If you mean to invade us, why make such a rout?
I say, little Boney, why don't you come out?
Yes, d—— you, why don't you come out?
In his cartoon called "Promised Horrors of the French Invasion; or, Forcible Reasons for Negotiating a Regicide Peace," Gillray painted the imaginary landing of the French in England. The ferocious legions are pouring from St. James's Palace, which is in flames, and they are marching past the clubs. The practice of patronizing democracy in the countries they had conquered has been carried out by handing over the Tories, the constitution, and the crown to the Foxite reformers and the Whig party. The chief hostility of the French troops is directed against the aristocratic clubs. An indiscriminate massacre of the members of White's is proceeding in the doorways, on the balconies, and wherever the republican levies have penetrated. The royal princes are stabbed and thrown into the street. A rivulet of blood is running. In the center of the picture is a tree of liberty. To this tree Pitt is bound, while Fox is lashing him.
The King of Brobdingnag and Gulliver.
"You may have seen Gillray's famous print of him—in the old wig, in the stout, old, hideous Windsor uniform—as the King of Brobdingnag, peering at a little Gulliver, whom he holds up in his hand, whilst in the other he has an opera-glass, through which he surveys the pygmy? Our fathers chose to set up George as the type of a great king; and the little Gulliver was the great Napoleon."—Thackeray's "Four Georges".
The increasing venom of the English cartoons, and their frequent coarse personalities, caused no little uneasiness to Bonaparte, until they culminated in a famous cartoon by Gillray, "The Handwriting on the Wall," a broad satire on Belshazzar's feast, which was published August 24, 1803. The First Consul, his wife Josephine, and the members of the court are seated at table, consuming the good things of Old England. The palace of St. James, transfixed upon Napoleon's fork; the tower of London, which one of the convives is swallowing whole; the head of King George on a platter inscribed: "Oh, de beef of Old England!" A hand above holds out the scales of Justice, in which the legitimate crown of France weighs down the red cap with its attached chain—despotism misnamed liberty.
CHAPTER V
THE EMPEROR AT HIS APOGEE
For the next year parliamentary strife at home, fostered by Pitt's quarrel with the Addington ministry on the one hand and his opposition to Fox on the other, kept the cartoonists busy. They found time, however, to celebrate the coronation of Napoleon as Emperor in December, 1804. Gillray anticipated the event with a cartoon entitled "The Genius of France Nursing her Darling," in which the genius, depicted as a lady with blood-stained garments and a reeking spear, tosses an infant Napoleon, armed with a scepter, and vainly tries to check his cries with a rattle surmounted by a crown.

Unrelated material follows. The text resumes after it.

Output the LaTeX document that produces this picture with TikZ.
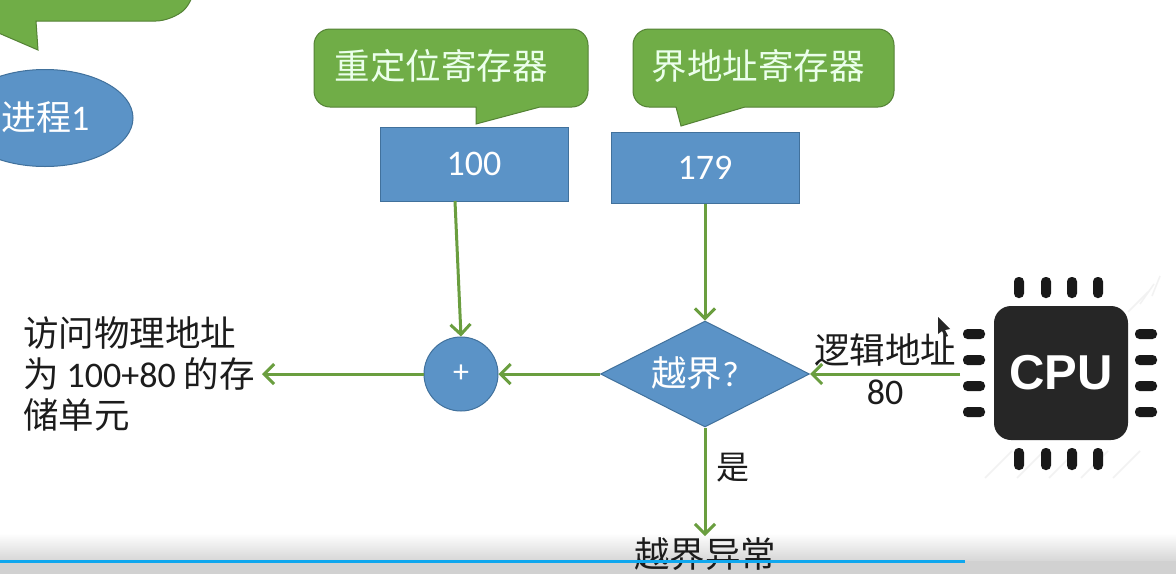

Rowlandson, Gillray's clever and more artistic contemporary, commemorated the event itself in a clever cartoon, "The Death of Madame République," published December 14, 1804. The moribund République lies stretched upon her death-bed, her nightcap adorned with the tricolored cockade. The Abbé Sièyes, in the rôle of doctor, is exhibiting the Emperor, portrayed as a newborn infant in long clothes. John Bull, spectacles on nose, is regarding the altered conditions with visible astonishment. "Pray, Mr. Abbé Sièyes, what was the cause of the poor lady's death? She seemed at one time in a tolerable thriving way." "She died in childbed, Mr. Bull, after giving birth to this little Emperor!"